Berlin - Germany expects tough negotiations with the United
States on climate protection at the G8 summit to be held in the
northern town of Heiligendamm in early June, a government spokesman
said in Berlin Tuesday.
Talks ahead of the summit had not produced satisfactory results
thus far, said Bernd Pfaffenbach, a secretary of state in the
Economics Ministry tasked with preparing the June 6-8 meeting.
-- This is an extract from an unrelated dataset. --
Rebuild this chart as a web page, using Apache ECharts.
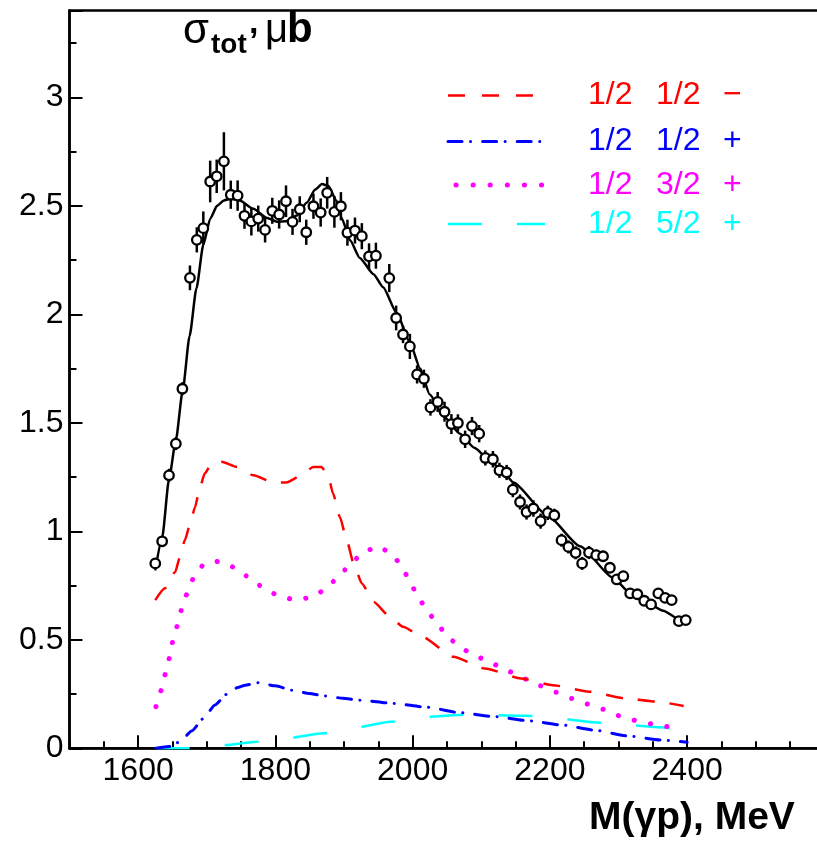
<!DOCTYPE html>
<html><head><meta charset="utf-8">
<script src="https://cdn.jsdelivr.net/npm/echarts@6/dist/echarts.min.js"></script>
<style>html,body{margin:0;padding:0;background:#fff;overflow:hidden;width:817px;height:849px}#c{width:893px;height:849px}</style>
</head><body><div id="c"></div>
<script>
// Measured points: M(γp) in MeV, σ in μb, error
const dataX = [1625,1635,1645,1655,1664.5,1675.5,1685.5,1695,1705,1714.5,1725,1735,1745,1755,1765,1775,1785,1795.5,1805.5,1815.5,1825,1835.5,1845,1855.5,1866,1875.5,1886,1895.5,1905,1916,1926,1936.5,1946.5,1966,1976,1986,1996,2006.5,2016.5,2026,2036.5,2046.5,2056.5,2066,2076.5,2086.5,2097,2106,2117,2126.5,2137,2146,2156.5,2166,2176,2186.5,2197,2206.5,2217,2227,2237.5,2247,2257,2267.5,2277.5,2287.5,2297.5,2307,2317,2327.5,2337.5,2347.5,2358,2368,2377.5,2388,2398];
const dataY = [0.852,0.954,1.258,1.404,1.657,2.168,2.343,2.397,2.612,2.636,2.705,2.551,2.547,2.454,2.428,2.441,2.389,2.477,2.460,2.521,2.426,2.484,2.378,2.498,2.469,2.560,2.472,2.498,2.376,2.386,2.360,2.267,2.270,2.167,1.983,1.907,1.852,1.723,1.703,1.571,1.596,1.551,1.494,1.499,1.424,1.485,1.450,1.338,1.332,1.281,1.271,1.192,1.135,1.089,1.105,1.047,1.085,1.074,0.959,0.928,0.901,0.852,0.902,0.890,0.885,0.832,0.778,0.793,0.714,0.710,0.680,0.663,0.714,0.693,0.683,0.586,0.591];
const dataErr = [0.02,0.025,0.03,0.03,0.03,0.057,0.058,0.077,0.096,0.077,0.134,0.065,0.07,0.06,0.065,0.06,0.058,0.06,0.065,0.073,0.06,0.06,0.058,0.058,0.065,0.073,0.073,0.065,0.06,0.06,0.06,0.06,0.06,0.065,0.057,0.04,0.058,0.042,0.042,0.038,0.046,0.046,0.046,0.04,0.04,0.042,0.04,0.035,0.038,0.035,0.035,0.035,0.035,0.035,0.038,0.035,0.033,0.03,0.03,0.03,0.03,0.03,0.03,0.025,0.025,0.025,0.025,0.025,0.02,0.02,0.02,0.02,0.02,0.02,0.02,0.015,0.015];

// Fit curve (total)
const fitX = [1625,1635,1645,1655,1665,1675,1685,1695,1705,1715,1725,1735,1748,1768,1787,1802,1816,1831,1846,1858,1868,1877,1889,1897,1909,1923,1943,1957,1977,1996,2011,2025,2045,2069,2090,2113,2130,2147,2195,2244,2292,2317,2341,2365,2390,2399];
const fitY = [0.82,0.97,1.24,1.42,1.65,1.90,2.12,2.32,2.44,2.50,2.525,2.533,2.524,2.486,2.445,2.427,2.429,2.455,2.515,2.575,2.60,2.592,2.524,2.44,2.34,2.26,2.185,2.125,2.005,1.87,1.75,1.63,1.53,1.45,1.385,1.325,1.28,1.225,1.077,0.931,0.786,0.716,0.673,0.634,0.592,0.583];

// 1/2 1/2 −
const redX = [1625,1639,1654,1661,1668,1676,1683,1689,1697,1707,1722,1744,1768,1797,1816,1836,1855,1867,1877,1884,1894,1904,1914,1926,1943,1967,1986,2014,2059,2105,2158,2204,2257,2310,2355,2395];
const redY = [0.683,0.737,0.813,0.882,0.959,1.036,1.112,1.189,1.266,1.312,1.320,1.296,1.258,1.225,1.225,1.254,1.296,1.296,1.258,1.174,1.066,0.959,0.852,0.760,0.675,0.606,0.560,0.514,0.422,0.368,0.322,0.291,0.261,0.230,0.215,0.195];

// 1/2 1/2 +
const blueX = [1626,1645,1661,1678,1695,1712,1729,1745,1756,1775,1800,1824,1849,1873,1898,1923,1972,2021,2069,2120,2169,2219,2264,2314,2363,2400];
const blueY = [0.0,0.008,0.03,0.08,0.137,0.2,0.249,0.28,0.291,0.302,0.288,0.268,0.253,0.241,0.231,0.222,0.207,0.189,0.164,0.146,0.127,0.107,0.084,0.057,0.038,0.028];

// 1/2 3/2 +
const magX = [1626,1634,1640,1646,1651,1658,1664,1672,1682,1697,1720,1744,1763,1784,1806,1830,1854,1875,1892,1910,1927,1950,1971,1985,1997,2008,2023,2038,2053,2073,2095,2118,2141,2164,2186,2209,2232,2255,2278,2301,2327,2349,2375];
const magY = [0.192,0.268,0.345,0.419,0.500,0.571,0.647,0.718,0.793,0.852,0.862,0.829,0.783,0.737,0.701,0.683,0.697,0.737,0.793,0.849,0.902,0.931,0.893,0.832,0.762,0.695,0.624,0.563,0.506,0.456,0.42,0.387,0.353,0.319,0.288,0.258,0.230,0.204,0.180,0.150,0.127,0.112,0.097];

// 1/2 5/2 +
const cyanX = [1626,1673,1700,1725,1773,1821,1870,1923,1967,2021,2067,2120,2166,2218,2263,2317,2360,2375];
const cyanY = [0,0,0.007,0.015,0.03,0.048,0.069,0.099,0.122,0.145,0.153,0.153,0.150,0.136,0.12,0.107,0.097,0.092];

const xMajorTicks = [1600,1800,2000,2200,2400,2600];
const xTickLabels = [1600,1800,2000,2200,2400];
const legendLabels = [['1/2','1/2','\u2212'],['1/2','1/2','+'],['1/2','3/2','+'],['1/2','5/2','+']];
const legendColors = ['#ff0000','#0000ff','#ff00ff','#00ffff'];

const zip = (a,b)=>a.map((v,i)=>[v,b[i]]);
const FF = '"Liberation Sans", Arial, Helvetica, sans-serif';

const chart = echarts.init(document.getElementById('c'), null, {renderer:'canvas', width:893, height:849});

const pts = dataX.map((x,i)=>[x,dataY[i],dataErr[i]]);

const lineSeries = (data,color,width,type,cap)=>({
  type:'line', data, showSymbol:false, symbol:'none', smooth:0.2, smoothMonotone:'x',
  lineStyle:{color, width, type, cap:cap||'butt'}, z:3, silent:true, animation:false
});

// legend graphics
const rowY = [95.5, 141.5, 185, 224];
const sampleStyles = [
  {lineDash:[17,17], lineCap:'butt', lineWidth:2.5},
  {lineDash:[14,8.5,0.1,12], lineCap:'round', lineWidth:3},
  {lineDash:[0.1,17], lineCap:'round', lineWidth:5},
  {lineDash:[34,35], lineCap:'butt', lineWidth:2.5}
];
const graphics = [];
legendColors.forEach((c,i)=>{
  const st = sampleStyles[i];
  graphics.push({type:'line', shape:{x1: i===2?456:448, y1:rowY[i], x2: i===3?545:(i===2?545:543), y2:rowY[i]},
    style:{stroke:c, lineWidth:st.lineWidth, lineDash:st.lineDash, lineCap:st.lineCap}, z:10});
  const xs = [588,656,723];
  legendLabels[i].forEach((t,j)=>{
    graphics.push({type:'text', x:xs[j], y:rowY[i], style:{text:t, fill:c, font:'32px '+FF, align:'left', verticalAlign:'middle'}, z:10});
  });
});
// y title: σ_tot, μb
graphics.push({type:'text', x:183, y:31, style:{text:'σ', fill:'#000', font:'42px '+FF, align:'left', verticalAlign:'middle'}, z:10});
graphics.push({type:'text', x:211, y:45, style:{text:'tot', fill:'#000', font:'bold 28px '+FF, align:'left', verticalAlign:'middle'}, z:10});
graphics.push({type:'text', x:249, y:24, style:{text:',', fill:'#000', font:'bold 34px '+FF, align:'left', verticalAlign:'middle'}, z:10});
graphics.push({type:'text', x:265, y:31, style:{text:'μ', fill:'#000', font:'40px '+FF, align:'left', verticalAlign:'middle'}, z:10});
graphics.push({type:'text', x:287, y:30, style:{text:'b', fill:'#000', font:'bold 42px '+FF, align:'left', verticalAlign:'middle'}, z:10});
// x title
graphics.push({type:'text', x:589, y:818, style:{text:'M(γp), MeV', fill:'#000', font:'bold 39px '+FF, align:'left', verticalAlign:'middle'}, z:10});

const xBase = {type:'value', min:1500, max:2700, gridIndex:0, position:'bottom', splitLine:{show:false}, minorSplitLine:{show:false}};
const option = {
  animation:false,
  backgroundColor:'#fff',
  grid:{left:69.5, right:0, top:10.5, bottom:100.7, show:true, borderColor:'#000', borderWidth:2.5, backgroundColor:'transparent', containLabel:false},
  xAxis:[
    Object.assign({}, xBase, {interval:50,
      axisLine:{show:true, onZero:false, lineStyle:{color:'#000', width:2.5}},
      axisTick:{show:true, inside:true, length:7, lineStyle:{color:'#000', width:2}},
      axisLabel:{show:true, fontSize:32, fontFamily:FF, color:'#000', margin:7, customValues:xTickLabels, formatter:v=>String(v)}
    }),
    Object.assign({}, xBase, {interval:50,
      axisLine:{show:false, onZero:false},
      axisTick:{show:true, inside:true, length:13, lineStyle:{color:'#000', width:2}, customValues:xMajorTicks},
      axisLabel:{show:false}
    })
  ],
  yAxis:{type:'value', min:0, max:3.4, interval:0.5,
    axisLine:{show:true, onZero:false, lineStyle:{color:'#000', width:2.5}},
    axisTick:{show:true, inside:true, length:13, lineStyle:{color:'#000', width:2}},
    minorTick:{show:true, splitNumber:2, length:7, lineStyle:{color:'#000', width:2}},
    splitLine:{show:false}, minorSplitLine:{show:false},
    axisLabel:{fontSize:32, fontFamily:FF, color:'#000', margin:6, showMaxLabel:false,
      formatter:v=> v>3.01 ? '' : String(v)}
  },
  graphic:graphics,
  series:[
    lineSeries(zip(cyanX,cyanY),'#00ffff',2.5,[34,35]),
    lineSeries(zip(blueX,blueY),'#0000ff',3,[14,8.5,0.1,12],'round'),
    lineSeries(zip(magX,magY),'#ff00ff',5,[0.1,16.5],'round'),
    lineSeries(zip(redX,redY),'#ff0000',2.5,[17,15]),
    lineSeries(zip(fitX,fitY),'#000000',2.5,'solid'),
    {type:'custom', data:pts, z:4, silent:true,
      renderItem:(params,api)=>{
        const x=api.value(0), y=api.value(1), e=api.value(2);
        const p1=api.coord([x,y+e]), p2=api.coord([x,y-e]);
        return {type:'line', shape:{x1:p1[0],y1:p1[1],x2:p2[0],y2:p2[1]}, style:{stroke:'#000', lineWidth:2.5}};
      }},
    {type:'scatter', data:pts.map(p=>[p[0],p[1]]), symbol:'circle', symbolSize:9.5, z:5, silent:true,
      itemStyle:{color:'#fff', opacity:1, borderColor:'#000', borderWidth:2.3}}
  ]
};
chart.setOption(option);
</script></body></html>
Chancellor Angela Merkel aimed to make climate change a central
theme at the summit, being held under the German G8 presidency,
Pfaffenbach reiterated.
He indicated government disappointment that the US was not yet
prepared to submit to an internationally agreed climate protection
regime along the lines of the 1997 Kyoto Protocol, which runs out in
2012.
Pfaffenbach expressed optimism that criticism by non-governmental
organizations, which have voiced strident protest at past G8 summits,
would be muted this time.
Merkel intended to meet NGO representatives in mid-May, and the
NGOs had welcomed the fact that the chancellor intended to place
Africa high on the agenda, he said.
G8 members aimed to offer African countries a 'broad political
partnership' with the aim of promoting democracy and reducing
corruption, Pfaffenbach said.
He stressed that money was not the solution to everything,
although the industrialized countries stood by their longstanding
commitments, including allocating 0.7 per cent of gross domestic
product to development aid by 2012.
African countries needed to improve their governmental structures
and to attract more private capital, he said.
Algeria, Egypt, Ghana, Nigeria, Senegal and South Africa have been
invited to the conference, as have Brazil, China, India and Mexico.
Anti-globalization organizations are predicting that up to 100,000
demonstrators will march in the nearby city of Rostock, while police
estimate the number at half that.
Larger organizations, like Attac and Greenpeace, have committed
themselves to peaceful marches, while smaller, more radical, groups
have refused to rule out violent protests like that in Genua in 2001.